--- start of Information provided ---

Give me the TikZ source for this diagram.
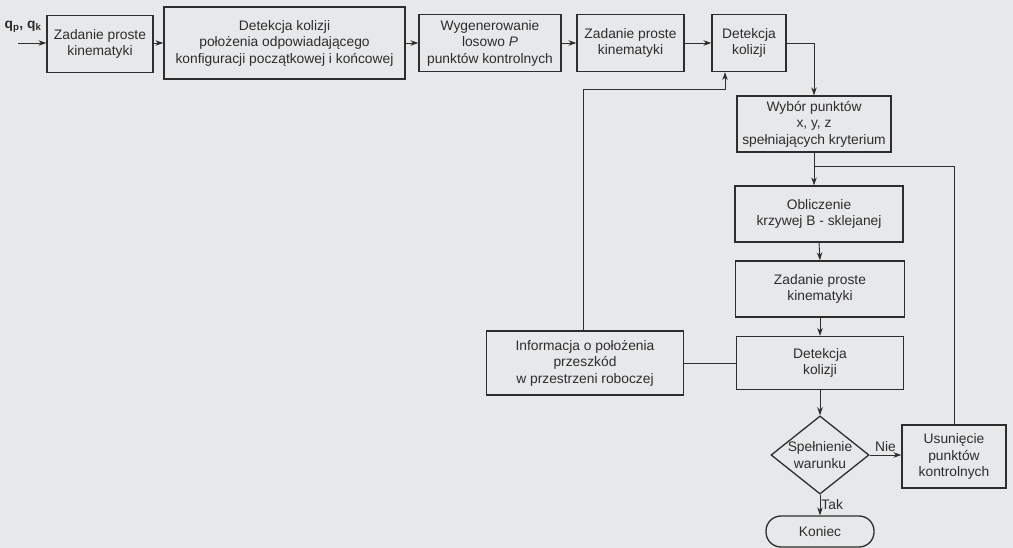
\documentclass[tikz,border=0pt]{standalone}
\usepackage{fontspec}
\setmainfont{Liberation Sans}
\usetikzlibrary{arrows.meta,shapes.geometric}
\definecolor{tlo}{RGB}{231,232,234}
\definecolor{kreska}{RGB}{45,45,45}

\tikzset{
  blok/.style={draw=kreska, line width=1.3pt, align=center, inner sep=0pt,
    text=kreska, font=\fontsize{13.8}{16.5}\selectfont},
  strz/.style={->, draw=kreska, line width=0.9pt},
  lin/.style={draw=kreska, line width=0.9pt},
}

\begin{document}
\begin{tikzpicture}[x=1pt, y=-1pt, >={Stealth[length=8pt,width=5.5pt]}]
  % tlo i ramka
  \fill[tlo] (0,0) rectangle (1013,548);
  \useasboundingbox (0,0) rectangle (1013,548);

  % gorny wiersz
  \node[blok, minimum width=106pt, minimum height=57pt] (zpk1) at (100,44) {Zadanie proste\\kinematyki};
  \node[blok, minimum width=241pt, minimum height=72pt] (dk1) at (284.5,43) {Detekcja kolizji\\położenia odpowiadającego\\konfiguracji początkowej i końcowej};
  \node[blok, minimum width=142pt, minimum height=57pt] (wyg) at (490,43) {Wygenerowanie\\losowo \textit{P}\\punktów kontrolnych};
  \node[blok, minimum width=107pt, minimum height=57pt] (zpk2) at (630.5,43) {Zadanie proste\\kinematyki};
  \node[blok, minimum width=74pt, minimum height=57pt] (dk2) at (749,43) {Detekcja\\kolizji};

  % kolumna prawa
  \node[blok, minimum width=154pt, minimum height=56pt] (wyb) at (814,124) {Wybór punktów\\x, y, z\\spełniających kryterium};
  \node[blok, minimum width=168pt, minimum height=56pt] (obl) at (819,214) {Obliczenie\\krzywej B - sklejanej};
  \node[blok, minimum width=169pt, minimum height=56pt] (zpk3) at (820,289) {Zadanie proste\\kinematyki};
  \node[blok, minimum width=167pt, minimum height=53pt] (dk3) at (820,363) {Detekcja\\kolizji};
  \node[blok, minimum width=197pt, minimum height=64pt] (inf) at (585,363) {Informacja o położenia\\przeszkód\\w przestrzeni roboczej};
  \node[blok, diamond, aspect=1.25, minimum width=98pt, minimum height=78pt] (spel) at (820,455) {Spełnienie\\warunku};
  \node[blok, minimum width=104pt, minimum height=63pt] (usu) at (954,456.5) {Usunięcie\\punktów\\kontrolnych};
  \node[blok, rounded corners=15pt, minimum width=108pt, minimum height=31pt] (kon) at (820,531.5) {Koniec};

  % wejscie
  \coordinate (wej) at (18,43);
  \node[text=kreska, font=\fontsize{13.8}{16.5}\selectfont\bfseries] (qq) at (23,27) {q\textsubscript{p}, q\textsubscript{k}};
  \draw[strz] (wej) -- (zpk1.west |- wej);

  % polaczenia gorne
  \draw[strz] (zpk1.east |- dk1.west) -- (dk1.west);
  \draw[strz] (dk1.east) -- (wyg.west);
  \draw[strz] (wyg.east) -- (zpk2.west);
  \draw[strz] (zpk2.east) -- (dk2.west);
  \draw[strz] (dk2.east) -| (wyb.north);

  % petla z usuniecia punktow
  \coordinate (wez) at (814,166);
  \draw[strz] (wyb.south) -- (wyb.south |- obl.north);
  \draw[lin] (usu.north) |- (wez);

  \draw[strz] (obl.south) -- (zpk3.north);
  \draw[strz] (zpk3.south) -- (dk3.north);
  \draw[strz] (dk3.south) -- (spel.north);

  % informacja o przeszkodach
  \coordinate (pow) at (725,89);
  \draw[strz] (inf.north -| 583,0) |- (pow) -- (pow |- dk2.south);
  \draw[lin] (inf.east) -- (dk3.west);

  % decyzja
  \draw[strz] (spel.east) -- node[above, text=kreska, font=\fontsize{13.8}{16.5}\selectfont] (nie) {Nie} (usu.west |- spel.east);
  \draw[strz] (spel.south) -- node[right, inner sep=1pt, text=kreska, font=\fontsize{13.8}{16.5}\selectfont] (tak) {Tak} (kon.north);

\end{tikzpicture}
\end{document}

--- end of Information provided ---

What you will do
Write down every line from the opening of the listing to the line with "minimum width=74pt, minimum", both included, and nothing else; the pictures are omitted.

Full answer
Give me the TikZ source for this diagram.
\documentclass[tikz,border=0pt]{standalone}
\usepackage{fontspec}
\setmainfont{Liberation Sans}
\usetikzlibrary{arrows.meta,shapes.geometric}
\definecolor{tlo}{RGB}{231,232,234}
\definecolor{kreska}{RGB}{45,45,45}

\tikzset{
  blok/.style={draw=kreska, line width=1.3pt, align=center, inner sep=0pt,
    text=kreska, font=\fontsize{13.8}{16.5}\selectfont},
  strz/.style={->, draw=kreska, line width=0.9pt},
  lin/.style={draw=kreska, line width=0.9pt},
}

\begin{document}
\begin{tikzpicture}[x=1pt, y=-1pt, >={Stealth[length=8pt,width=5.5pt]}]
  % tlo i ramka
  \fill[tlo] (0,0) rectangle (1013,548);
  \useasboundingbox (0,0) rectangle (1013,548);

  % gorny wiersz
  \node[blok, minimum width=106pt, minimum height=57pt] (zpk1) at (100,44) {Zadanie proste\\kinematyki};
  \node[blok, minimum width=241pt, minimum height=72pt] (dk1) at (284.5,43) {Detekcja kolizji\\położenia odpowiadającego\\konfiguracji początkowej i końcowej};
  \node[blok, minimum width=142pt, minimum height=57pt] (wyg) at (490,43) {Wygenerowanie\\losowo \textit{P}\\punktów kontrolnych};
  \node[blok, minimum width=107pt, minimum height=57pt] (zpk2) at (630.5,43) {Zadanie proste\\kinematyki};
  \node[blok, minimum width=74pt, minimum height=57pt] (dk2) at (749,43) {Detekcja\\kolizji};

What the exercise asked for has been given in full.